The Hatton geezer (fuck off) reminds me of this old failed actor who I'd met at a party a few years ago, another man out of time and out of place. This actor had scored a minor role in Lock, Stock and Two Smoking Barrels and never really let go of it, had gone on to build his whole identity around it. I can't really blame him.
We gather around the start of a causeway down to the Thames. It's a pretty cold night and there's a breeze coming off the river. I've found the girl, or she's found me, and we're smoking a cigarette while we watch the dim silhouettes of the French Raj and his fireworks bearer down on the bank. They're fucking around with the box. I ask her what people do with fireworks for so long before they're ready to light. She doesn't know.

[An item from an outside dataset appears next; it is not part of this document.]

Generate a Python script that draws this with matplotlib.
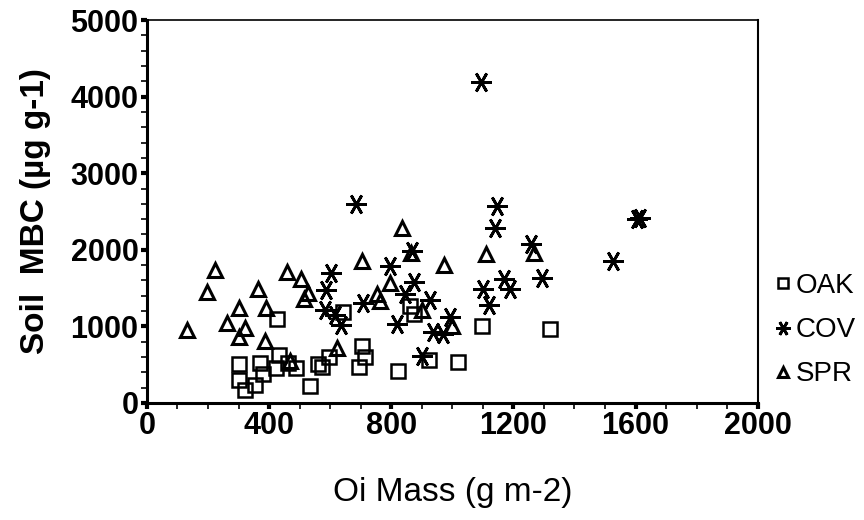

like people can read 100 books and still not have the fire within them
A roll of 50s is one of the items he dumps onto my table during the search. Of course it is. He asks if I'm a delivery boy or a setter or this or that diamond related job. I keep saying no, I'm enjoying hearing all of these new words. Eventually I tell him that I work in film, which is kind of true. He asks where I'm filming. I'm not filming. He tells me that I can't be that good at it then. He then tells me that he made a film once, in the 80s. It was called Pimlico Rats.